Medio Maret lalu, Siyono meregang nyawa di tangan anggota Densus 88 saat proses pengembangan penyidikan kepemilikan amunisi jaringan terorisme. Sebagaimana diberitakan, dalam draf revisi UU yang diajukan pemerintah kepada DPR, ada beberapa pasal yang memperkuat kewenangan polisi dalam operasi kontrateror.
Penguatan ini, antara lain, perpanjangan masa penangkapan dari tujuh hari menjadi 30 hari dan kewenangan untuk "menginternir" orang yang diduga terlibat jaringan terorisme selama enam bulan.

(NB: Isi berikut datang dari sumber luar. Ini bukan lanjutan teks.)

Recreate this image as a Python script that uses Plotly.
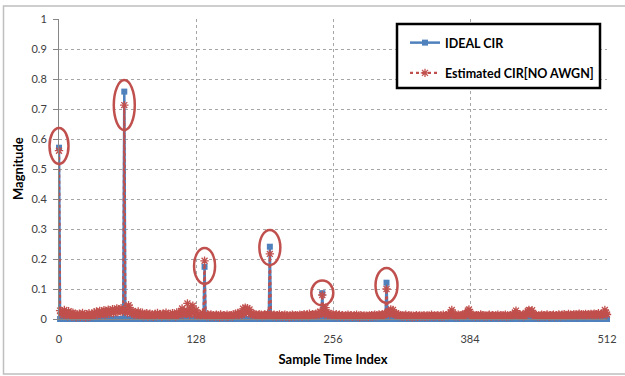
import plotly.graph_objects as go

# ---------------- data ----------------
n_samples = 513  # sample index 0..512
sample_index = list(range(n_samples))

ideal_peak_x = [0, 61, 136, 197, 246, 306]
ideal_peak_y = [0.571, 0.758, 0.174, 0.241, 0.086, 0.121]

est_peak_x = [0, 61, 136, 197, 246, 306]
est_peak_y = [0.561, 0.713, 0.194, 0.217, 0.080, 0.100]

# estimated-CIR floor (thousandths)
est_noise_milli = [
    0, 28, 18, 24, 12, 30, 16, 22, 9, 26, 14, 19, 8, 21, 11, 17,
    6, 15, 10, 18, 7, 13, 20, 9, 14, 5, 16, 11, 19, 8, 12, 17,
    10, 22, 14, 25, 12, 20, 27, 15, 24, 18, 29, 13, 26, 21, 31, 17,
    28, 23, 33, 19, 30, 25, 35, 22, 32, 27, 36, 24, 30, 0, 26, 33,
    20, 46, 38, 24, 18, 27, 15, 22, 12, 19, 25, 11, 17, 14, 21, 9,
    16, 12, 19, 8, 14, 18, 10, 15, 7, 13, 17, 9, 20, 11, 14, 16,
    8, 18, 12, 15, 21, 10, 14, 9, 17, 13, 19, 11, 16, 8, 22, 14,
    12, 18, 24, 35, 15, 28, 20, 17, 52, 25, 14, 40, 19, 44, 22, 16,
    30, 12, 18, 10, 15, 13, 20, 11, 0, 14, 9, 16, 12, 8, 15, 10,
    13, 7, 11, 14, 9, 12, 6, 15, 10, 8, 13, 11, 9, 14, 7, 12,
    10, 13, 8, 15, 11, 18, 12, 20, 14, 16, 22, 13, 34, 18, 38, 25,
    36, 20, 32, 16, 19, 14, 17, 12, 15, 10, 13, 16, 11, 14, 9, 12,
    15, 10, 13, 18, 11, 0, 16, 12, 9, 14, 11, 8, 13, 10, 15, 9,
    12, 7, 11, 14, 8, 13, 10, 6, 12, 9, 14, 11, 8, 13, 10, 12,
    9, 14, 11, 8, 13, 16, 10, 12, 15, 9, 18, 13, 11, 16, 12, 14,
    17, 13, 20, 15, 24, 18, 0, 30, 16, 38, 22, 14, 19, 12, 17, 11,
    15, 10, 13, 16, 9, 12, 14, 8, 11, 13, 7, 10, 12, 9, 14, 8,
    11, 13, 7, 10, 12, 9, 14, 8, 11, 6, 13, 10, 9, 12, 8, 11,
    10, 7, 12, 9, 13, 8, 11, 14, 9, 12, 10, 15, 11, 13, 16, 12,
    14, 18, 0, 20, 28, 15, 32, 22, 30, 17, 14, 19, 12, 16, 10, 13,
    9, 12, 8, 11, 14, 7, 10, 13, 9, 12, 6, 11, 8, 10, 13, 7,
    10, 12, 8, 11, 9, 13, 7, 10, 12, 8, 11, 9, 14, 10, 8, 12,
    9, 11, 13, 8, 10, 12, 7, 14, 9, 11, 13, 10, 15, 12, 22, 30,
    18, 12, 9, 13, 10, 14, 8, 11, 12, 15, 10, 13, 16, 20, 28, 32,
    17, 12, 9, 14, 11, 8, 13, 10, 12, 9, 15, 11, 13, 8, 12, 10,
    9, 12, 14, 10, 8, 13, 11, 9, 12, 10, 14, 8, 11, 13, 9, 12,
    10, 14, 8, 12, 9, 11, 13, 10, 15, 12, 22, 28, 16, 12, 10, 14,
    11, 13, 9, 12, 20, 14, 26, 30, 18, 24, 29, 15, 12, 10, 13, 9,
    12, 8, 11, 14, 10, 13, 9, 12, 15, 11, 8, 13, 10, 12, 14, 9,
    11, 13, 10, 15, 12, 9, 14, 11, 16, 10, 13, 12, 17, 11, 14, 10,
    13, 16, 12, 15, 10, 14, 18, 12, 16, 11, 15, 13, 17, 12, 14, 16,
    13, 17, 11, 15, 18, 12, 16, 14, 19, 13, 15, 17, 12, 18, 30, 20,
    15,
]

# highlighted peaks (ellipses): centre value and size in pixels
ring_x = [0, 61, 136, 197, 246, 306]
ring_y = [0.577, 0.713, 0.177, 0.238, 0.087, 0.112]
ring_w = [19, 21, 21, 21, 22, 22]
ring_h = [36, 50, 36, 35, 25, 35]

x_range = [0, 512]
y_range = [0, 1]
x_tick_vals = [0, 128, 256, 384, 512]
y_tick_vals = [0, 0.1, 0.2, 0.3, 0.4, 0.5, 0.6, 0.7, 0.8, 0.9, 1]

# ---------------- build series ----------------
ideal = [0.0] * n_samples
for px, py in zip(ideal_peak_x, ideal_peak_y):
    ideal[px] = py
est = [v / 1000.0 for v in est_noise_milli]
for px, py in zip(est_peak_x, est_peak_y):
    est[px] = py

BLUE = "#4F81BD"
RED = "#C0504D"
FONT = "Lato"

# plot-area geometry in pixels
W, H = 625, 376
ML, MR, MT, MB = 59, 18, 19, 57
PW, PH = W - ML - MR, H - MT - MB


def px_to_paper_x(p):
    return (p - ML) / PW


def px_to_paper_y(p):
    return (H - MB - p) / PH


fig = go.Figure()
fig.add_trace(go.Scatter(
    x=sample_index, y=ideal, mode="lines+markers", name="IDEAL CIR",
    line=dict(color=BLUE, width=2.5),
    marker=dict(symbol="square", size=6, color=BLUE),
    cliponaxis=False, legendgroup="a",
))
fig.add_trace(go.Scatter(
    x=sample_index, y=est, mode="lines+markers", name="Estimated CIR[NO AWGN]",
    line=dict(color=RED, width=2.2, dash="dot"),
    marker=dict(symbol="asterisk-open", size=7, color=RED,
                line=dict(color=RED, width=1.3)),
    cliponaxis=False, legendgroup="b",
))

shapes = []
for cx, cy, w, h in zip(ring_x, ring_y, ring_w, ring_h):
    shapes.append(dict(
        type="circle", xref="paper", yref="paper",
        xsizemode="pixel", ysizemode="pixel",
        xanchor=(cx - x_range[0]) / (x_range[1] - x_range[0]),
        yanchor=(cy - y_range[0]) / (y_range[1] - y_range[0]),
        x0=-w / 2, x1=w / 2, y0=-h / 2, y1=h / 2,
        line=dict(color=RED, width=2.5), layer="above",
    ))
# legend frame
shapes.append(dict(type="rect", xref="paper", yref="paper",
                   x0=px_to_paper_x(397), x1=px_to_paper_x(600),
                   y0=px_to_paper_y(88), y1=px_to_paper_y(24),
                   line=dict(color="black", width=2.5),
                   fillcolor="white", layer="above"))
# outer chart border
shapes.append(dict(type="rect", xref="paper", yref="paper",
                   x0=px_to_paper_x(3.5), x1=px_to_paper_x(628),
                   y0=px_to_paper_y(374), y1=px_to_paper_y(6),
                   line=dict(color="#BFBFBF", width=1.5), layer="below"))

title_font = dict(family=FONT, size=13, color="black", weight="bold")

fig.update_layout(
    width=W, height=H,
    margin=dict(l=ML, r=MR, t=MT, b=MB),
    paper_bgcolor="white", plot_bgcolor="white",
    font=dict(family=FONT, size=11, color="#404040"),
    showlegend=True,
    legend=dict(
        x=px_to_paper_x(405), y=px_to_paper_y(28), xanchor="left", yanchor="top",
        bgcolor="rgba(0,0,0,0)", borderwidth=0,
        font=dict(family=FONT, size=12.5, color="black", weight="bold"),
        tracegroupgap=11, itemwidth=30,
    ),
    shapes=shapes,
    annotations=[dict(
        text="Magnitude", textangle=-90, showarrow=False,
        xref="paper", yref="paper", x=px_to_paper_x(18), y=0.5,
        xanchor="center", yanchor="middle", font=title_font,
    )],
    xaxis=dict(
        range=x_range, tickvals=x_tick_vals, ticktext=[str(v) for v in x_tick_vals],
        showgrid=True, gridcolor="#A6A6A6", griddash="dot", gridwidth=1,
        showline=True, linecolor="#868686", linewidth=1,
        ticks="", ticklabelstandoff=10, zeroline=False, automargin=False,
        title=dict(text="Sample Time Index", standoff=10, font=title_font),
    ),
    yaxis=dict(
        range=y_range, tickvals=y_tick_vals, ticktext=[("%g" % v) for v in y_tick_vals],
        showgrid=True, gridcolor="#A6A6A6", griddash="dot", gridwidth=1,
        showline=True, linecolor="#868686", linewidth=1,
        ticks="outside", ticklen=5, tickcolor="#868686", ticklabelstandoff=4,
        zeroline=False, automargin=False,
    ),
)

fig.write_html("out.html")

Usulan ini ditentang sejumlah aktivis HAM lantaran berpotensi memicu penyalahgunaan wewenang yang mengakibatkan pelanggaran HAM. Kasus Siyono kian memperkuat argumentasi faktual penolakan terhadap pasal-pasal tersebut.
Dalam perspektif HAM, kematian Siyono bisa dikategorikan sebagai extrajudicial killing. Menurut Anne Lanfer, aktivis HAM Filipina, extrajudicial killing adalah pembunuhan yang dilakukan di luar sistem hukum tanpa keputusan pengadilan ("Observer: A Journal on threatened Human Rights Defenders in the Philippines", Vol 2/Number 2/2010).
Tak sekadar blunder, kasus Siyono memunculkan kembali wacana pembubaran Densus 88 yang sempat meredup. Selama ini, alasan pembubaran adalah pelanggaran HAM oleh tim Densus 88 terhadap mereka yang baru berstatus "diduga" teroris.
Selain penyiksaan selama proses pemeriksaan, beberapa orang bahkan tertembak mati saat operasi kontraterorisme, termasuk salah tembak terhadap warga sipil (nontersangka).
Kendati dalam kasus Siyono--dan juga kasus-kasus sebelumnya--pihak Polri berkilah dengan fakta legal action di mana tersangka teroris melawan dan membahayakan nyawa polisi di lapangan. Sepanjang 2004 hingga 2015, sebanyak 102 polisi menjadi korban teroris kala operasi kontrateror (35 meninggal dan 67 luka-luka).
Namun, fakta itu tak menyurutkan desakan pembubaran Densus 88. Apalagi, jika aksi "main tembak" itu didasari oleh emosi dan balas dendam.